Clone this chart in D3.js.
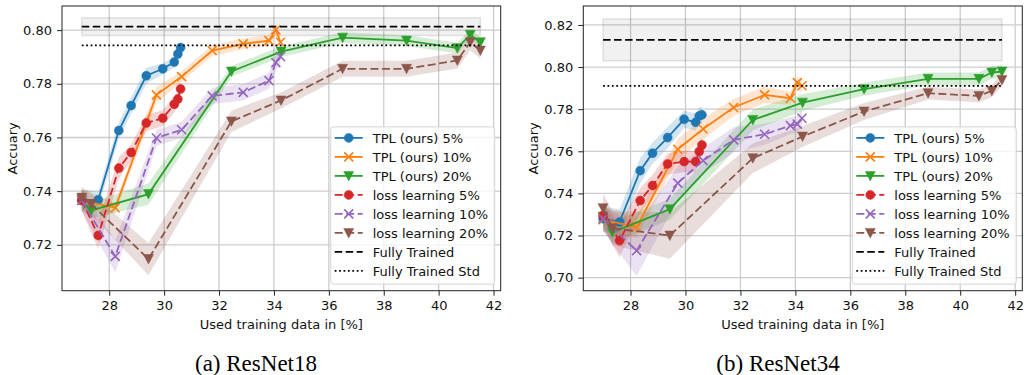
<!DOCTYPE html>
<html>
<head>
<meta charset="utf-8">
<script src="https://cdn.jsdelivr.net/npm/d3@7"></script>
<style>
  body { margin: 0; background: #fff; }
  svg { display: block; font-family: "DejaVu Sans", sans-serif; }
</style>
</head>
<body>
<svg id="chart" width="1024" height="375"></svg>
<script>
'use strict';

// used training data [%] for each labelling budget (same for both nets)
var budget5X  = [27.0, 27.6, 28.35, 28.8, 29.35, 29.95, 30.37, 30.5, 30.6];
var budget10X = [27.0, 28.22, 29.72, 30.64, 31.75, 32.88, 33.82, 34.07, 34.24];
var budget20X = [27.0, 27.34, 29.43, 32.45, 34.26, 36.5, 38.83, 40.68, 41.15, 41.52];

// ResNet18 mean accuracy
var r18Tpl5  = [0.7365, 0.7368, 0.7626, 0.7719, 0.783, 0.7856, 0.7881, 0.7911, 0.7935];
var r18Tpl10 = [0.7365, 0.7338, 0.7759, 0.7827, 0.7924, 0.7949, 0.7961, 0.8001, 0.7955];
var r18Tpl20 = [0.7368, 0.7328, 0.7389, 0.7846, 0.792, 0.7972, 0.7961, 0.7933, 0.7983, 0.7955];
var r18Ll5   = [0.7366, 0.7235, 0.7486, 0.7544, 0.7654, 0.7672, 0.7724, 0.7743, 0.7781];
var r18Ll10  = [0.7365, 0.7157, 0.7598, 0.7629, 0.7755, 0.7768, 0.7812, 0.7879, 0.7902];
var r18Ll20  = [0.7376, 0.7352, 0.7147, 0.766, 0.7738, 0.7856, 0.7856, 0.7887, 0.7955, 0.7924];
// ResNet18 std
var r18Tpl5Std  = [0.004, 0.003, 0.003, 0.003, 0.003, 0.002, 0.002, 0.002, 0.002];
var r18Tpl10Std = [0.004, 0.002, 0.003, 0.002, 0.002, 0.002, 0.002, 0.002, 0.002];
var r18Tpl20Std = [0.004, 0.003, 0.004, 0.002, 0.002, 0.002, 0.002, 0.002, 0.002, 0.002];
var r18Ll5Std   = [0.004, 0.005, 0.004, 0.003, 0.003, 0.003, 0.003, 0.003, 0.003];
var r18Ll10Std  = [0.004, 0.006, 0.003, 0.003, 0.003, 0.003, 0.003, 0.003, 0.003];
var r18Ll20Std  = [0.004, 0.004, 0.006, 0.004, 0.003, 0.003, 0.003, 0.003, 0.003, 0.003];
var r18Full = [0.8013, 0.0033, 0.7943];   // mean, std, "std" line

// ResNet34 mean accuracy
var r34Tpl5  = [0.728, 0.7264, 0.7508, 0.7591, 0.7665, 0.7752, 0.7738, 0.7768, 0.7773];
var r34Tpl10 = [0.7275, 0.724, 0.761, 0.7706, 0.7808, 0.7868, 0.7852, 0.7926, 0.7911];
var r34Tpl20 = [0.729, 0.7215, 0.7325, 0.7749, 0.7831, 0.7895, 0.7944, 0.7944, 0.7974, 0.7979];
var r34Ll5   = [0.7295, 0.7176, 0.7366, 0.7437, 0.754, 0.7551, 0.7551, 0.7599, 0.763];
var r34Ll10  = [0.728, 0.7128, 0.7449, 0.7556, 0.7654, 0.7681, 0.7722, 0.7729, 0.7757];
var r34Ll20  = [0.733, 0.7235, 0.72, 0.7567, 0.767, 0.7789, 0.7876, 0.7863, 0.7887, 0.7939];
// ResNet34 std
var r34Tpl5Std  = [0.006, 0.006, 0.006, 0.005, 0.005, 0.004, 0.004, 0.004, 0.004];
var r34Tpl10Std = [0.006, 0.005, 0.005, 0.005, 0.004, 0.004, 0.003, 0.003, 0.003];
var r34Tpl20Std = [0.006, 0.005, 0.005, 0.005, 0.004, 0.003, 0.003, 0.003, 0.003, 0.003];
var r34Ll5Std   = [0.006, 0.008, 0.006, 0.005, 0.005, 0.005, 0.005, 0.004, 0.004];
var r34Ll10Std  = [0.006, 0.012, 0.008, 0.006, 0.006, 0.005, 0.004, 0.004, 0.004];
var r34Ll20Std  = [0.007, 0.008, 0.011, 0.007, 0.005, 0.004, 0.003, 0.003, 0.003, 0.003];
var r34Full = [0.8129, 0.0099, 0.7911];

var fullX = [27.0, 41.52];

var seriesNames  = ['TPL (ours) 5%', 'TPL (ours) 10%', 'TPL (ours) 20%',
                    'loss learning 5%', 'loss learning 10%', 'loss learning 20%'];
var seriesColors = ['#1f77b4', '#ff7f0e', '#2ca02c', '#d62728', '#9467bd', '#8c564b'];
var seriesMarkers = ['o', 'x', 'v', 'o', 'x', 'v'];
var fullNames = ['Fully Trained', 'Fully Trained Std'];

var xTicks = [28, 30, 32, 34, 36, 38, 40, 42];
var r18YTicks = [0.72, 0.74, 0.76, 0.78, 0.80];
var r34YTicks = [0.70, 0.72, 0.74, 0.76, 0.78, 0.80, 0.82];
var captions = ['(a) ResNet18', '(b) ResNet34'];

var xOf = [budget5X, budget10X, budget20X, budget5X, budget10X, budget20X];

var panels = [
    {id: 0, left: 62, right: 500.7, top: 6, bottom: 290.7, yDomain: [0.7029, 0.809], yTicks: r18YTicks,
     means: [r18Tpl5, r18Tpl10, r18Tpl20, r18Ll5, r18Ll10, r18Ll20],
     stds: [r18Tpl5Std, r18Tpl10Std, r18Tpl20Std, r18Ll5Std, r18Ll10Std, r18Ll20Std],
     full: r18Full, capX: 256},
    {id: 1, left: 583.3, right: 1022.3, top: 6, bottom: 290.7, yDomain: [0.6938, 0.829], yTicks: r34YTicks,
     means: [r34Tpl5, r34Tpl10, r34Tpl20, r34Ll5, r34Ll10, r34Ll20],
     stds: [r34Tpl5Std, r34Tpl10Std, r34Tpl20Std, r34Ll5Std, r34Ll10Std, r34Ll20Std],
     full: r34Full, capX: 778}
];

var svg = d3.select('#chart');
svg.append('rect').attr('width', 1024).attr('height', 375).attr('fill', '#ffffff');

var markerPath = function(kind){
    if(kind === 'o') return d3.symbol().type(d3.symbolCircle).size(Math.PI * 4.5 * 4.5)();
    if(kind === 'x') return 'M-4.5,-4.5L4.5,4.5M-4.5,4.5L4.5,-4.5';
    return 'M-5,-4.5L5,-4.5L0,5Z';
};

var drawMarker = function(sel, kind, color){
    sel.attr('d', markerPath(kind))
        .attr('fill', kind === 'x' ? 'none' : color)
        .attr('stroke', color)
        .attr('stroke-width', kind === 'x' ? 1.6 : 0.5);
};

var drawPanel = function(p){
    var x = d3.scaleLinear().domain([26.28, 42.26]).range([p.left, p.right]),
        y = d3.scaleLinear().domain(p.yDomain).range([p.bottom, p.top]),
        g = svg.append('g');

// ================ grid
    g.selectAll('line.gx').data(xTicks).enter().append('line')
        .attr('x1', function(d){ return x(d); }).attr('x2', function(d){ return x(d); })
        .attr('y1', p.top).attr('y2', p.bottom)
        .attr('stroke', '#cccccc').attr('stroke-width', 1.3);
    g.selectAll('line.gy').data(p.yTicks).enter().append('line')
        .attr('y1', function(d){ return y(d); }).attr('y2', function(d){ return y(d); })
        .attr('x1', p.left).attr('x2', p.right)
        .attr('stroke', '#cccccc').attr('stroke-width', 1.3);

// ================ fully trained band
    var full = p.full;
    g.append('rect')
        .attr('x', x(fullX[0])).attr('width', x(fullX[1]) - x(fullX[0]))
        .attr('y', y(full[0] + full[1])).attr('height', y(full[0] - full[1]) - y(full[0] + full[1]))
        .attr('fill', '#000').attr('fill-opacity', 0.055)
        .attr('stroke', '#000').attr('stroke-opacity', 0.1).attr('stroke-width', 1.5);

// ================ std bands
    var band = d3.area()
        .x(function(d){ return x(d[0]); })
        .y0(function(d){ return y(d[1] - d[2]); })
        .y1(function(d){ return y(d[1] + d[2]); });
    var rows = p.means.map(function(m, k){
        return m.map(function(v, i){ return [xOf[k][i], v, p.stds[k][i]]; });
    });
    rows.forEach(function(r, k){
        g.append('path').attr('d', band(r))
            .attr('fill', seriesColors[k]).attr('fill-opacity', 0.2);
    });

// ================ mean lines + markers
    var line = d3.line().x(function(d){ return x(d[0]); }).y(function(d){ return y(d[1]); });
    rows.forEach(function(r, k){
        g.append('path').attr('d', line(r))
            .attr('fill', 'none').attr('stroke', seriesColors[k]).attr('stroke-width', 1.8)
            .attr('stroke-dasharray', k >= 3 ? '8,3.5' : null);
        g.selectAll('path.m' + k).data(r).enter().append('path')
            .attr('transform', function(d){ return 'translate(' + x(d[0]) + ',' + y(d[1]) + ')'; })
            .call(drawMarker, seriesMarkers[k], seriesColors[k]);
    });

    g.append('line')
        .attr('x1', x(fullX[0])).attr('x2', x(fullX[1]))
        .attr('y1', y(full[0])).attr('y2', y(full[0]))
        .attr('stroke', '#000').attr('stroke-width', 1.8).attr('stroke-dasharray', '7.5,3.5');
    g.append('line')
        .attr('x1', x(fullX[0])).attr('x2', x(fullX[1]))
        .attr('y1', y(full[2])).attr('y2', y(full[2]))
        .attr('stroke', '#000').attr('stroke-width', 1.8).attr('stroke-dasharray', '1.8,2.6');

// ================ axes
    var xAxis = g.append('g').attr('transform', 'translate(0,' + p.bottom + ')')
        .call(d3.axisBottom(x).tickValues(xTicks).tickSize(5).tickPadding(5).tickFormat(d3.format('d')));
    var yAxis = g.append('g').attr('transform', 'translate(' + p.left + ',0)')
        .call(d3.axisLeft(y).tickValues(p.yTicks).tickSize(5).tickPadding(5).tickFormat(d3.format('.2f')));
    [xAxis, yAxis].forEach(function(a){
        a.select('.domain').remove();
        a.selectAll('text').attr('font-size', '13px').attr('font-family', 'DejaVu Sans').attr('fill', '#111');
        a.selectAll('line').attr('stroke', '#222').attr('stroke-width', 1);
    });
    g.append('rect')
        .attr('x', p.left).attr('y', p.top)
        .attr('width', p.right - p.left).attr('height', p.bottom - p.top)
        .attr('fill', 'none').attr('stroke', '#222').attr('stroke-width', 1);

    g.append('text')
        .attr('x', (p.left + p.right) / 2).attr('y', 328.5)
        .attr('text-anchor', 'middle').attr('font-size', '13px').attr('fill', '#111')
        .text('Used training data in [%]');
    g.append('text')
        .attr('transform', 'translate(' + (p.left - 45.3) + ',' + (p.top + p.bottom) / 2 + ') rotate(-90)')
        .attr('text-anchor', 'middle').attr('font-size', '13px').attr('fill', '#111')
        .text('Accuary');
    g.append('text')
        .attr('x', p.capX).attr('y', 370.7)
        .attr('text-anchor', 'middle')
        .attr('font-family', '"Liberation Serif", "Times New Roman", serif')
        .attr('font-size', '23px').attr('fill', '#000')
        .text(captions[p.id]);

// ================ legend
    var lw = 164, lh = 157.3,
        lx = p.right - 6 - lw, ly = p.bottom - 6.5 - lh,
        leg = g.append('g');
    leg.append('rect')
        .attr('x', lx).attr('y', ly).attr('width', lw).attr('height', lh)
        .attr('rx', 3).attr('fill', '#ffffff').attr('fill-opacity', 0.8)
        .attr('stroke', '#d5d5d5').attr('stroke-width', 1);
    var entries = seriesNames.map(function(n, k){
        return {name: n, color: seriesColors[k], marker: seriesMarkers[k], dash: k >= 3 ? '8,3.5' : null};
    }).concat([
        {name: fullNames[0], color: '#000', marker: null, dash: '7.5,3.5'},
        {name: fullNames[1], color: '#000', marker: null, dash: '1.8,2.6'}
    ]);
    var items = leg.selectAll('g.item').data(entries).enter().append('g')
        .attr('transform', function(d, i){ return 'translate(' + lx + ',' + (ly + 11 + i * 19) + ')'; });
    items.append('line')
        .attr('x1', 4).attr('x2', 32).attr('y1', 0).attr('y2', 0)
        .attr('stroke', function(d){ return d.color; }).attr('stroke-width', 1.8)
        .attr('stroke-dasharray', function(d){ return d.dash; });
    items.filter(function(d){ return d.marker; }).append('path')
        .attr('transform', 'translate(18,0)')
        .each(function(d){ d3.select(this).call(drawMarker, d.marker, d.color); });
    items.append('text')
        .attr('x', 42).attr('y', 0).attr('dy', '0.36em')
        .attr('font-size', '13px').attr('fill', '#111')
        .text(function(d){ return d.name; });
};

panels.forEach(drawPanel);
</script>
</body>
</html>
= = = = =
▶ **Task to complete**
Take the lines from the start of the material to the line with "40.68, 41.15, 41.52];", both included, and transcribe them exactly without the pictures.

▶ **Response below**
Clone this chart in D3.js.
<!DOCTYPE html>
<html>
<head>
<meta charset="utf-8">
<script src="https://cdn.jsdelivr.net/npm/d3@7"></script>
<style>
  body { margin: 0; background: #fff; }
  svg { display: block; font-family: "DejaVu Sans", sans-serif; }
</style>
</head>
<body>
<svg id="chart" width="1024" height="375"></svg>
<script>
'use strict';

// used training data [%] for each labelling budget (same for both nets)
var budget5X  = [27.0, 27.6, 28.35, 28.8, 29.35, 29.95, 30.37, 30.5, 30.6];
var budget10X = [27.0, 28.22, 29.72, 30.64, 31.75, 32.88, 33.82, 34.07, 34.24];
var budget20X = [27.0, 27.34, 29.43, 32.45, 34.26, 36.5, 38.83, 40.68, 41.15, 41.52];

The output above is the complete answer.